Middelen en voornaamste argumenten

Verzoekster is een internationale vereniging die tot doel heeft de algemene belangen van haar leden, onafhankelijke muziekondernemingen, te behartigen. Zij vordert nietigverklaring van de beschikking waarbij de Commissie goedkeuring heeft verleend voor de fusie van de wereldwijde activiteiten inzake muziekopnamen van Bertelsmann AG en Sony Corporation of America.

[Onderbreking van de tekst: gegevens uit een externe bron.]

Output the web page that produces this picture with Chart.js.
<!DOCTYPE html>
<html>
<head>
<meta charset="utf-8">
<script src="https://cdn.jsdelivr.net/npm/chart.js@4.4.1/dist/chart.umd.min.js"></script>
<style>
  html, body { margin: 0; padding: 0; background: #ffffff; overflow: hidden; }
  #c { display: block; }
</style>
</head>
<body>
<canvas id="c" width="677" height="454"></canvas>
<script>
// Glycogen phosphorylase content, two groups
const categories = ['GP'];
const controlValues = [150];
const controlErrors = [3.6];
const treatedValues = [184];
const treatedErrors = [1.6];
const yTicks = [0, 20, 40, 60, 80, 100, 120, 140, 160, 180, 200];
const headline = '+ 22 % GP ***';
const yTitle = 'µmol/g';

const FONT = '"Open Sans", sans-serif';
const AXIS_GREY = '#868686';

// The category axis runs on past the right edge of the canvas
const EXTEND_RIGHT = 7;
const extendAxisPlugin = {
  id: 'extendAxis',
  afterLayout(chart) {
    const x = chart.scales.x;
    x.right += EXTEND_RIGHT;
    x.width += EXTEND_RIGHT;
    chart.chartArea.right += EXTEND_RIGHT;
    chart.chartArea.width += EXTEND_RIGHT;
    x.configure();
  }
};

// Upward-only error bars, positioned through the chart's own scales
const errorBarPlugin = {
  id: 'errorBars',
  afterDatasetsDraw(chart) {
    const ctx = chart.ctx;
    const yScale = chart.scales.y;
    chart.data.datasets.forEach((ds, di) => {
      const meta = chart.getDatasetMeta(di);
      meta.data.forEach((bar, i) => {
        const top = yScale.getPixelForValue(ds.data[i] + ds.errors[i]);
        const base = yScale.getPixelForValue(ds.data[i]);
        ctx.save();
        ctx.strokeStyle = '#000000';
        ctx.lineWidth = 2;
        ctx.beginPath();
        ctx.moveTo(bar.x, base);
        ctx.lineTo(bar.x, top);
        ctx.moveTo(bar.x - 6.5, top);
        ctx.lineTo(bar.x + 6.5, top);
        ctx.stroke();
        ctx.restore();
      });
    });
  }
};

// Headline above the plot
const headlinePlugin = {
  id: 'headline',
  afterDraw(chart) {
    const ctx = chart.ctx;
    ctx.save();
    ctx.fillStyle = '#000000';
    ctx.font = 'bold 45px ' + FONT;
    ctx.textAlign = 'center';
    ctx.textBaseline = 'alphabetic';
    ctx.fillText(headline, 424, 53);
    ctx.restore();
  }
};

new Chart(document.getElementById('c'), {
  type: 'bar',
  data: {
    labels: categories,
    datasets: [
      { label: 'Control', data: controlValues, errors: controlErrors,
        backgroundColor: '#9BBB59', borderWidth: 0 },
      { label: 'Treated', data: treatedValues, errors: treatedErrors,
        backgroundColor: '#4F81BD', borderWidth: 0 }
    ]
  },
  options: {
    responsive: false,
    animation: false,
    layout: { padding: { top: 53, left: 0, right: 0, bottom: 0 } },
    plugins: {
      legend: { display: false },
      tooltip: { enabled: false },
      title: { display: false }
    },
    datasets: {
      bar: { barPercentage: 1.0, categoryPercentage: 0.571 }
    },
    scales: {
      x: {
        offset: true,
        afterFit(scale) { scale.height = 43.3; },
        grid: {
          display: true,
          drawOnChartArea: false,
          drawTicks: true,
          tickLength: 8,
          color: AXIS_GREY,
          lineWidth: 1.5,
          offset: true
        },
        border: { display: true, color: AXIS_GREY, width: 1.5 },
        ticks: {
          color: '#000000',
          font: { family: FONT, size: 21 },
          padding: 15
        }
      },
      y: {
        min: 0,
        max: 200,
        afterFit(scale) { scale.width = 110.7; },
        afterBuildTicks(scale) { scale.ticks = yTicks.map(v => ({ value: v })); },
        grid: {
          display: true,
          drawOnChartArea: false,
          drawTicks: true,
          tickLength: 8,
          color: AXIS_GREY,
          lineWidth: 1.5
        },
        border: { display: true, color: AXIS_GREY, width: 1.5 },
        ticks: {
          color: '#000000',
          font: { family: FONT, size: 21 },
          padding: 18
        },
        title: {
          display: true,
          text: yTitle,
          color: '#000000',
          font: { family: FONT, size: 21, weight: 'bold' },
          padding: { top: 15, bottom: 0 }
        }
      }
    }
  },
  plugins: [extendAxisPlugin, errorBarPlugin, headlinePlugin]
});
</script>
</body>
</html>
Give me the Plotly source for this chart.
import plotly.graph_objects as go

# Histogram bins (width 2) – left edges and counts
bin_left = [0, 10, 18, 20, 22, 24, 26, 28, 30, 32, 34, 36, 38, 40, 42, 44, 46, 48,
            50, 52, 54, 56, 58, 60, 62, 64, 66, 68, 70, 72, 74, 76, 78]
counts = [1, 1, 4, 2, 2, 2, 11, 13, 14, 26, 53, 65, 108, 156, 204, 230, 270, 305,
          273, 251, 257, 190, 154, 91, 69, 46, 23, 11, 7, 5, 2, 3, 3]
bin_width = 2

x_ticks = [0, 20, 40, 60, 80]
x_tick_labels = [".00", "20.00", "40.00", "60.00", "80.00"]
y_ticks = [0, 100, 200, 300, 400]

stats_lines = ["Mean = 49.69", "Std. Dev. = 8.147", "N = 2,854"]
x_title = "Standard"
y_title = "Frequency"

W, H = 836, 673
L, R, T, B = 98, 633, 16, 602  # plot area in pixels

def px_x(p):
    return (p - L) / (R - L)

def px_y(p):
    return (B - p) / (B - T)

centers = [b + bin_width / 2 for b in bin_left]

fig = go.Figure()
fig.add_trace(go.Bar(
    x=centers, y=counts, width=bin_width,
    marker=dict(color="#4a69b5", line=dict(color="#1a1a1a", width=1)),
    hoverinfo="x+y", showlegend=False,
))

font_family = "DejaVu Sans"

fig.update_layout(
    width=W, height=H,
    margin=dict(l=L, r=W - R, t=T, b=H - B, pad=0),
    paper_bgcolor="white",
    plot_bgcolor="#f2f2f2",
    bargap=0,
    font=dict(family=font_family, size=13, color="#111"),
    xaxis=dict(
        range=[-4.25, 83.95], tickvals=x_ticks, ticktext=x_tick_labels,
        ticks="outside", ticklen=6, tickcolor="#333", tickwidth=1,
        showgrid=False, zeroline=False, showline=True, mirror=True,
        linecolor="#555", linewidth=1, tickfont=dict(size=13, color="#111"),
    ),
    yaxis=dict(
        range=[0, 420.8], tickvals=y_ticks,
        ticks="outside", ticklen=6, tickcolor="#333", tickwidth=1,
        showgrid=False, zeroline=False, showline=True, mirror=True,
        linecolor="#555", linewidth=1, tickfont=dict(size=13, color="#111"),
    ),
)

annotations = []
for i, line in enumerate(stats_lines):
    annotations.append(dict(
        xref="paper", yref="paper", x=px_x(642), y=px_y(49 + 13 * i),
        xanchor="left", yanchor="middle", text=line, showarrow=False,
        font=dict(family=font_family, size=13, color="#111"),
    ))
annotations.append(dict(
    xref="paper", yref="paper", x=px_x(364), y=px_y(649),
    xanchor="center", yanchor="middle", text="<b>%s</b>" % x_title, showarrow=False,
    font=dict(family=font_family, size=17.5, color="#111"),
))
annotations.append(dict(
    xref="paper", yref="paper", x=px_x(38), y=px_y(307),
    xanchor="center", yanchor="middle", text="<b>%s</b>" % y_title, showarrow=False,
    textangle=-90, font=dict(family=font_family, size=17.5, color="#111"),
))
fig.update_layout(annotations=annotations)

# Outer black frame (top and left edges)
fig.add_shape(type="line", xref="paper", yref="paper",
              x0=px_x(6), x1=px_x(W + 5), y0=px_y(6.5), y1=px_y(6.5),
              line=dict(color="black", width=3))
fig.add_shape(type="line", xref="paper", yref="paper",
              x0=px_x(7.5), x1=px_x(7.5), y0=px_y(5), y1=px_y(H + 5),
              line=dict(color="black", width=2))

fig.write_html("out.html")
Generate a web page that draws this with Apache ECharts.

Tot staving van haar beroep stelt zij dat de Commissie door haar goedkeuring van de fusie artikel 253 EG, artikel 81, lid 1, EG, verordening nr. 4064/89(1) en de rechtsregels voor de toepassing daarvan heeft geschonden en kennelijke beoordelingsfouten heeft gemaakt:

door vast te stellen dat vóór de fusie op de markt van muziekopnamen geen collectieve machtspositie bestond;

door vast te stellen dat de fusie niet een bestaande collectieve machtspositie op die markt versterkt;

door vast te stellen dat de fusie geen collectieve machtspositie creëert op de markt van muziekopnamen, de markt van licenties voor on-linemuziek of de markt voor de distributie van on-linemuziek;

door vast te stellen dat de fusie niet leidt tot de coördinatie van de muziekuitgeverijen van partijen.